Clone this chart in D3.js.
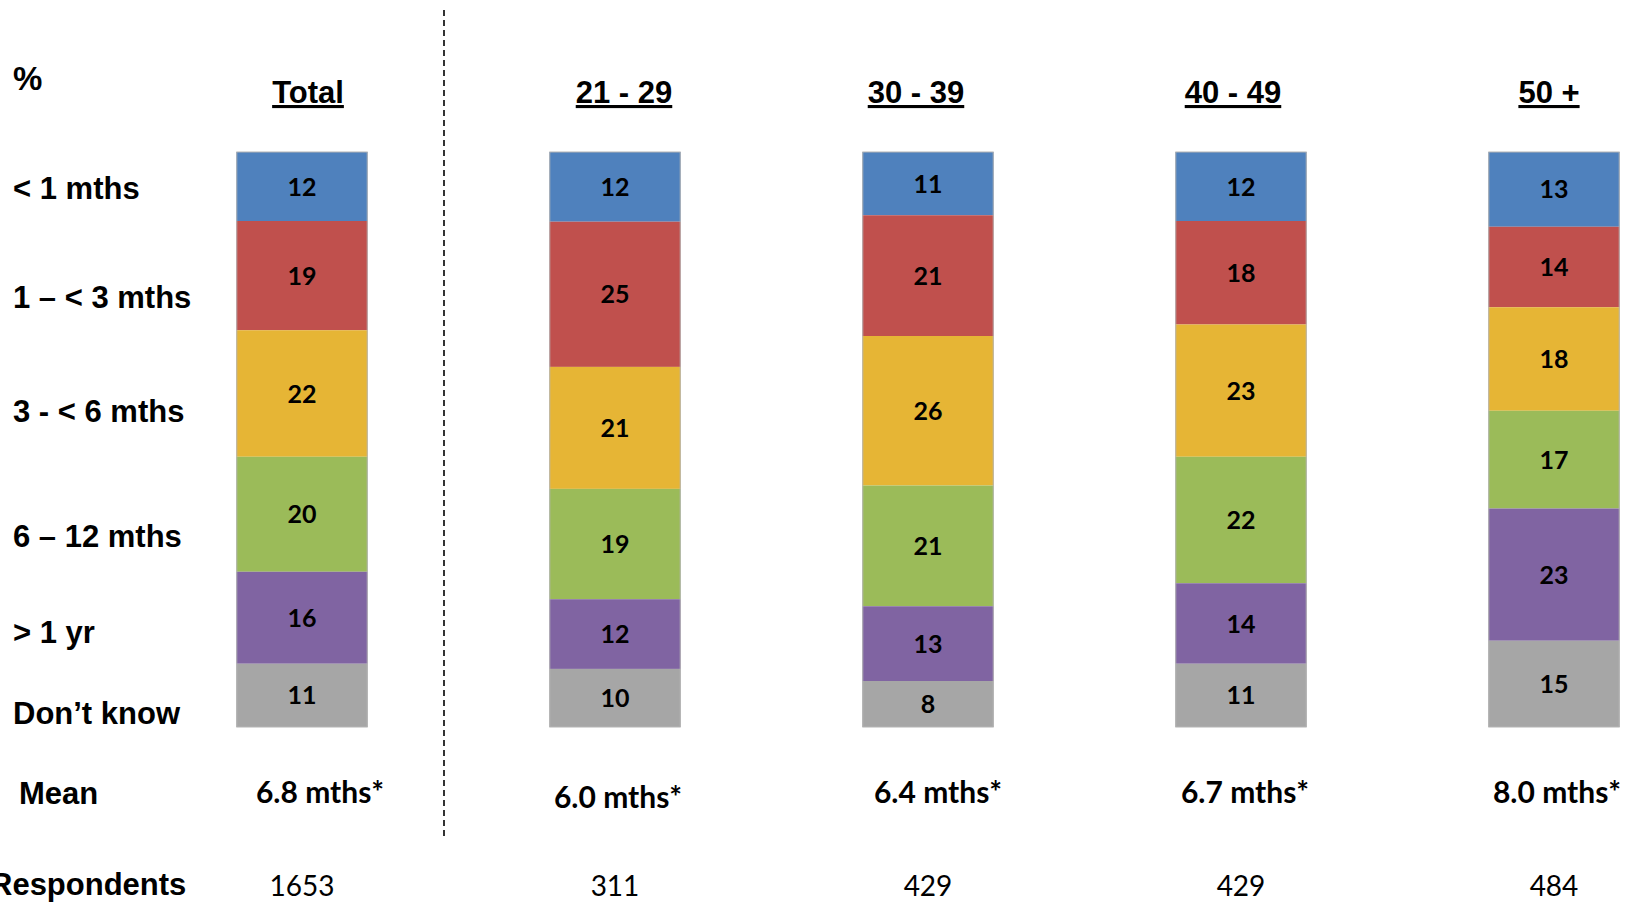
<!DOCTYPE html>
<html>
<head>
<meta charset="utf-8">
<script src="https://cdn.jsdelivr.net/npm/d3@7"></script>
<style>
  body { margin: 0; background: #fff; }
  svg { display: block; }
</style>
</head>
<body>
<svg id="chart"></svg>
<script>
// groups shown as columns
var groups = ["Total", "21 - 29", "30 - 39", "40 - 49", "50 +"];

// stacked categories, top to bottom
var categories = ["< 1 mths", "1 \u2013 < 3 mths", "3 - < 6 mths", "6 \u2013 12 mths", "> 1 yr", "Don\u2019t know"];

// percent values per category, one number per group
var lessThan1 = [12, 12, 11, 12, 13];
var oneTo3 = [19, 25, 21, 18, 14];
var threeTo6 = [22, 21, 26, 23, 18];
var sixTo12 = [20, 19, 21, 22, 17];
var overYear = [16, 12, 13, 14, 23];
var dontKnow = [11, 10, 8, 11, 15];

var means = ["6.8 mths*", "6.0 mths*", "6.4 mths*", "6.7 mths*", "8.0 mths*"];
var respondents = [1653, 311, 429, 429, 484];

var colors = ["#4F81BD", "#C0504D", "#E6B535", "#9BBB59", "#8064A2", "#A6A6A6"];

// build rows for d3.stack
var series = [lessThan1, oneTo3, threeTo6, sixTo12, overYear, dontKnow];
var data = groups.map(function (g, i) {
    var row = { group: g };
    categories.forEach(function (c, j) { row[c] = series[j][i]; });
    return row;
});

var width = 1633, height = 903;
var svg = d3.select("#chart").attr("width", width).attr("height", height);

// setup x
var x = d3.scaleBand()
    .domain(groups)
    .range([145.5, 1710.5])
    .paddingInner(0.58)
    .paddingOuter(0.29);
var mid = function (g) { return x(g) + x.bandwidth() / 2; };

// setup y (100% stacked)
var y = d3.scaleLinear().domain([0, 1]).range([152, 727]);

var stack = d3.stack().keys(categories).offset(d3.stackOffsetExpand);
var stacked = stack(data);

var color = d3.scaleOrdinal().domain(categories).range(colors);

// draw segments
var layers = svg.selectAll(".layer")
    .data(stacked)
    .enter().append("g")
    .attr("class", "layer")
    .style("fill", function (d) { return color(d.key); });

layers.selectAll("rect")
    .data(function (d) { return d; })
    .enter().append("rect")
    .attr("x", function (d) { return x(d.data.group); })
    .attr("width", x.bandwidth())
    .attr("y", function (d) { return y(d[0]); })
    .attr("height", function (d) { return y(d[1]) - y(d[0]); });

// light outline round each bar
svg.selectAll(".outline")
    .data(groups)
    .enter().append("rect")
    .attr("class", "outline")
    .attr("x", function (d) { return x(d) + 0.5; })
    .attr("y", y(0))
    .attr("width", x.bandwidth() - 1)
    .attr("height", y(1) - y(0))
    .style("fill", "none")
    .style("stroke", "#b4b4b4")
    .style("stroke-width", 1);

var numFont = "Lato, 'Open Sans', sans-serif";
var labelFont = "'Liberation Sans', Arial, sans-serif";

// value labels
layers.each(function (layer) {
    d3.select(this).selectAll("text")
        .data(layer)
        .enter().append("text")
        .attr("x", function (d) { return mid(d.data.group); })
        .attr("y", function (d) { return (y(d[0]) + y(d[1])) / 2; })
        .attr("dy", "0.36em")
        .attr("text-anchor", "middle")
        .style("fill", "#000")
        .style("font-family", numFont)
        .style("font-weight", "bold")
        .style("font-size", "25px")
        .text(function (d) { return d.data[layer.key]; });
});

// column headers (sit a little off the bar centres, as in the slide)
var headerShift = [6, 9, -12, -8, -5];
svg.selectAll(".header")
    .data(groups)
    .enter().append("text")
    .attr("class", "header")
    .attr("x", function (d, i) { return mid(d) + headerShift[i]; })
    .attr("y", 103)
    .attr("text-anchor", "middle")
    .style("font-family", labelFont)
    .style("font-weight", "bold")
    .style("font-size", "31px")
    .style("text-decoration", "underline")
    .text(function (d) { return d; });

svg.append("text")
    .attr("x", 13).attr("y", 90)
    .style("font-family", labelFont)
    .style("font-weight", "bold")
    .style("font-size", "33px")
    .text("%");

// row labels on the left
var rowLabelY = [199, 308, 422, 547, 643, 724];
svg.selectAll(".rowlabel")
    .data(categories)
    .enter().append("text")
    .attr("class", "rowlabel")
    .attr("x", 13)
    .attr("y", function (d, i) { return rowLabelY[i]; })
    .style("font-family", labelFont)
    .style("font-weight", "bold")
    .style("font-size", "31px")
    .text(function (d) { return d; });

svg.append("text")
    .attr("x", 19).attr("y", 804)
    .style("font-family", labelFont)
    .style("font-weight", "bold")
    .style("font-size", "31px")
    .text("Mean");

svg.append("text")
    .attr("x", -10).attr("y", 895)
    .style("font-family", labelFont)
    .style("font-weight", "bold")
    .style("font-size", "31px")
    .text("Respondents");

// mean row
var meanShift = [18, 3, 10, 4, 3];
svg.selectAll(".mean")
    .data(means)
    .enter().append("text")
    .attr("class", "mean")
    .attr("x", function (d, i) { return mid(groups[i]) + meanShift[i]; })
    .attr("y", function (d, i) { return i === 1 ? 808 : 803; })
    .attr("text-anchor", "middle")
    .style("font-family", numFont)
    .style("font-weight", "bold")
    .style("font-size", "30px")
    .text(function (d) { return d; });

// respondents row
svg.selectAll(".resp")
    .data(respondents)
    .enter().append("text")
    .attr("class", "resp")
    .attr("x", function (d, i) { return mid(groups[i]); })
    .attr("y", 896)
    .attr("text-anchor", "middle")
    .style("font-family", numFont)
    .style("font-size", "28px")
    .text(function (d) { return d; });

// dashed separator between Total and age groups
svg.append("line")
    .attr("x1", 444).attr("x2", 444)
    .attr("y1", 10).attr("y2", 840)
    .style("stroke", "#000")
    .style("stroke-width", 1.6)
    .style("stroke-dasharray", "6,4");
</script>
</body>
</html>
--
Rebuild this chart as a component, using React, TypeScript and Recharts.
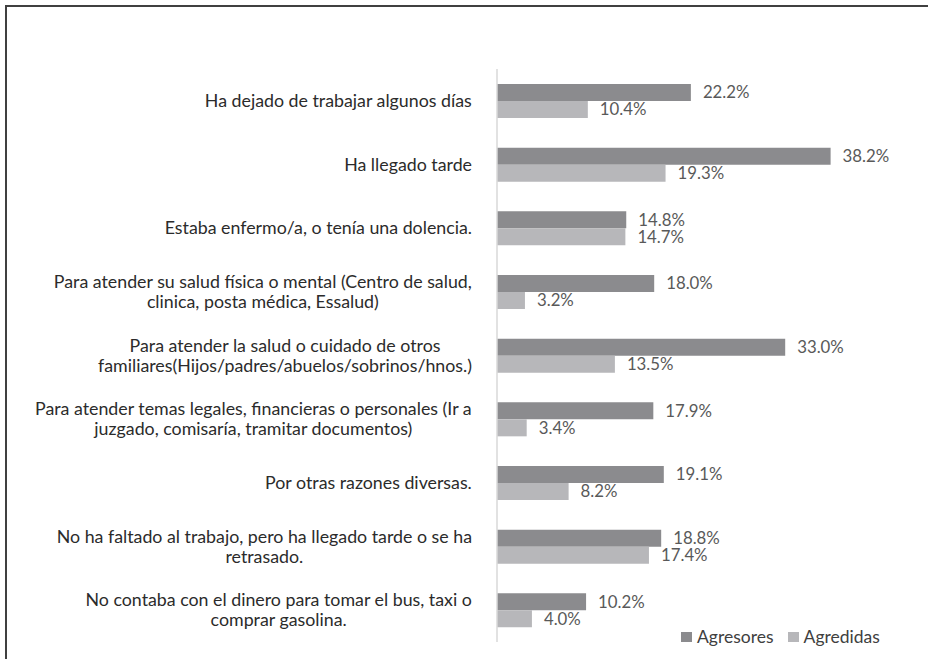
...
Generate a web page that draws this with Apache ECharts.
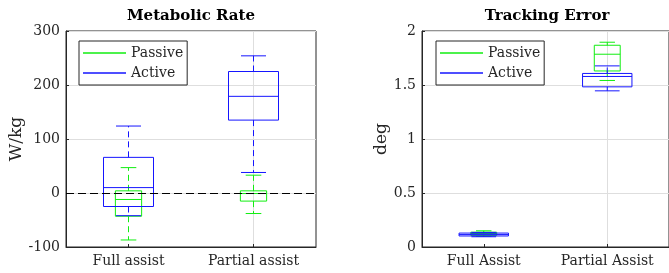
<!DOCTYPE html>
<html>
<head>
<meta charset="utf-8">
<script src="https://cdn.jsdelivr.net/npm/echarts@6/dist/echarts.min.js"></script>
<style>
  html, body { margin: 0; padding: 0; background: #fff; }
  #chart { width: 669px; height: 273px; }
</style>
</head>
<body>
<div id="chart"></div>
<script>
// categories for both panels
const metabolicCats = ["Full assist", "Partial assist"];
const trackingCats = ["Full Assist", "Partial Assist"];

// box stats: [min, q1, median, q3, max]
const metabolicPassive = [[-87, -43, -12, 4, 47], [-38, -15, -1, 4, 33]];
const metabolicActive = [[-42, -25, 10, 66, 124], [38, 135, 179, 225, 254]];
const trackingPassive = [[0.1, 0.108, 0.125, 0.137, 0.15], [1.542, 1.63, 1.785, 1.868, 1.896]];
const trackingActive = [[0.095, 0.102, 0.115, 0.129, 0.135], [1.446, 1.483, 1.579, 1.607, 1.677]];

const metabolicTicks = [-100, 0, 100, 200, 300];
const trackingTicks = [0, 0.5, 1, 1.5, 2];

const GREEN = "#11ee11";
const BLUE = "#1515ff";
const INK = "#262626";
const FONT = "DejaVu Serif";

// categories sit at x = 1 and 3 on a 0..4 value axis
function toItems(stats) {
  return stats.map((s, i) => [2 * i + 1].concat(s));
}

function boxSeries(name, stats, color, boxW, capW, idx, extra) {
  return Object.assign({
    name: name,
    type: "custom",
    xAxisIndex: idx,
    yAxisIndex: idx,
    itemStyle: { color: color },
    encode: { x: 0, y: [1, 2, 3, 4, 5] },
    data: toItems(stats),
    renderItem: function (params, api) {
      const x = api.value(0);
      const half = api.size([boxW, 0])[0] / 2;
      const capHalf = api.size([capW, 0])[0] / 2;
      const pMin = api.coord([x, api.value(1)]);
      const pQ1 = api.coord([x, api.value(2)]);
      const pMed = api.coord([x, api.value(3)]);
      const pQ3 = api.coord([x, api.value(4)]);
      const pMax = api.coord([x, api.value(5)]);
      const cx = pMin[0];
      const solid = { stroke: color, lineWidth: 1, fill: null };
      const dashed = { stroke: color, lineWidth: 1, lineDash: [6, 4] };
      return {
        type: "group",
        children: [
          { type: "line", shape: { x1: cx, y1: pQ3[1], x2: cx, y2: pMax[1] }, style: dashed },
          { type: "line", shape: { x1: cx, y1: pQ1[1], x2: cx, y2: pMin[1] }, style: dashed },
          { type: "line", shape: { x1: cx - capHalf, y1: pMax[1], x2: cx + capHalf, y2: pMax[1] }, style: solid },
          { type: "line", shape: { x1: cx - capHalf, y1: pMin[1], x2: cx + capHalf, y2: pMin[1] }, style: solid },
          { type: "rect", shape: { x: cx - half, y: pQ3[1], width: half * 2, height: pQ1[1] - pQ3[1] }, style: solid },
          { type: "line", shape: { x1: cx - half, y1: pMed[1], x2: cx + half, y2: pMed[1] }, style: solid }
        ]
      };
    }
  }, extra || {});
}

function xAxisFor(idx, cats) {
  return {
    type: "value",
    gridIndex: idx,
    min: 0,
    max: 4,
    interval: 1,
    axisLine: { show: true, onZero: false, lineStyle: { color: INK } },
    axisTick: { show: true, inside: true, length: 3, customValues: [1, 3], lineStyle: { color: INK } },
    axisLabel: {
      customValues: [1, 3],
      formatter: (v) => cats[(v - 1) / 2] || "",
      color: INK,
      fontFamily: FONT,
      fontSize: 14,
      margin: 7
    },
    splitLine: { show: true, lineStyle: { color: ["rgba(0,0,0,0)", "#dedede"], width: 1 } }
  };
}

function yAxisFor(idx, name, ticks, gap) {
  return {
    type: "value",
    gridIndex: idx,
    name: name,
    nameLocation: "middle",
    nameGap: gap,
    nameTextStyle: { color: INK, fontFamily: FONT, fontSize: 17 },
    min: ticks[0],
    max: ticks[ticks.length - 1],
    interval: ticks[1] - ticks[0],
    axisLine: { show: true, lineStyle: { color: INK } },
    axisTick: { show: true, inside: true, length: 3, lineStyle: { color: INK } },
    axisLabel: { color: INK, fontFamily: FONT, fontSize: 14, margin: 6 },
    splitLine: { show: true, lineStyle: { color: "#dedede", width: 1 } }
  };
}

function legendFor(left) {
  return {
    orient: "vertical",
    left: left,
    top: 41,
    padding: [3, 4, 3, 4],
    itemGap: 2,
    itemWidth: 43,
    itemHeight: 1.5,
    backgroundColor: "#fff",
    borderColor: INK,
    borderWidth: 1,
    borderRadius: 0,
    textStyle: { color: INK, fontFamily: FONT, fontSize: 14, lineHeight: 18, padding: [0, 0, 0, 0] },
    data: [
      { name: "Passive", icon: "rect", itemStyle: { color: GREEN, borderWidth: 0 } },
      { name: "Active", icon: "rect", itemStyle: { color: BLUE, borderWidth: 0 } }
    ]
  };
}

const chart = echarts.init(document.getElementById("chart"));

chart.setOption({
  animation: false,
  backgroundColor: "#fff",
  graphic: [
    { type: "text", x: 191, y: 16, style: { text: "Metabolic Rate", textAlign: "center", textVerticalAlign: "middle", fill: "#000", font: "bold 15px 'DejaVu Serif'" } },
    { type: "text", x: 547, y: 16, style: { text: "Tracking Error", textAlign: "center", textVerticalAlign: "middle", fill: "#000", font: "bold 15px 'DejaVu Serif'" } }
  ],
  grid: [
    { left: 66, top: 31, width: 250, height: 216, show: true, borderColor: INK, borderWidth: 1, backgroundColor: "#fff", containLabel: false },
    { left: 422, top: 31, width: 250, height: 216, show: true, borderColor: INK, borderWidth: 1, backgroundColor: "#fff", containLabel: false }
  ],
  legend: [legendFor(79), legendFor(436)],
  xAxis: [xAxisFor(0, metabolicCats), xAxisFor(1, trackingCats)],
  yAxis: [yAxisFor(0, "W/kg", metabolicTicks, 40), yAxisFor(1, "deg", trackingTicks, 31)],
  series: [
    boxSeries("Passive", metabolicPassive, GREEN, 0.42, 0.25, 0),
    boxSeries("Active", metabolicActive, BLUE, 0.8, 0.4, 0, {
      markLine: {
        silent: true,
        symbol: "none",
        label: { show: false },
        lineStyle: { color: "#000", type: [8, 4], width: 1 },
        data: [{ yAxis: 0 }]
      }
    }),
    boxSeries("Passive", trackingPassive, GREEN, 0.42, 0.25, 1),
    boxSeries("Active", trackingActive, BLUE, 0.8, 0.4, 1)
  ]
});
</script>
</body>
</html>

Work to complete: Extract, without any images, the part of the material above that opens with the line containing "Clone this chart in D3.js." and closes with the line containing "var stacked = stack(data);", both lines included.

Solved problem:
Clone this chart in D3.js.
<!DOCTYPE html>
<html>
<head>
<meta charset="utf-8">
<script src="https://cdn.jsdelivr.net/npm/d3@7"></script>
<style>
  body { margin: 0; background: #fff; }
  svg { display: block; }
</style>
</head>
<body>
<svg id="chart"></svg>
<script>
// groups shown as columns
var groups = ["Total", "21 - 29", "30 - 39", "40 - 49", "50 +"];

// stacked categories, top to bottom
var categories = ["< 1 mths", "1 \u2013 < 3 mths", "3 - < 6 mths", "6 \u2013 12 mths", "> 1 yr", "Don\u2019t know"];

// percent values per category, one number per group
var lessThan1 = [12, 12, 11, 12, 13];
var oneTo3 = [19, 25, 21, 18, 14];
var threeTo6 = [22, 21, 26, 23, 18];
var sixTo12 = [20, 19, 21, 22, 17];
var overYear = [16, 12, 13, 14, 23];
var dontKnow = [11, 10, 8, 11, 15];

var means = ["6.8 mths*", "6.0 mths*", "6.4 mths*", "6.7 mths*", "8.0 mths*"];
var respondents = [1653, 311, 429, 429, 484];

var colors = ["#4F81BD", "#C0504D", "#E6B535", "#9BBB59", "#8064A2", "#A6A6A6"];

// build rows for d3.stack
var series = [lessThan1, oneTo3, threeTo6, sixTo12, overYear, dontKnow];
var data = groups.map(function (g, i) {
    var row = { group: g };
    categories.forEach(function (c, j) { row[c] = series[j][i]; });
    return row;
});

var width = 1633, height = 903;
var svg = d3.select("#chart").attr("width", width).attr("height", height);

// setup x
var x = d3.scaleBand()
    .domain(groups)
    .range([145.5, 1710.5])
    .paddingInner(0.58)
    .paddingOuter(0.29);
var mid = function (g) { return x(g) + x.bandwidth() / 2; };

// setup y (100% stacked)
var y = d3.scaleLinear().domain([0, 1]).range([152, 727]);

var stack = d3.stack().keys(categories).offset(d3.stackOffsetExpand);
var stacked = stack(data);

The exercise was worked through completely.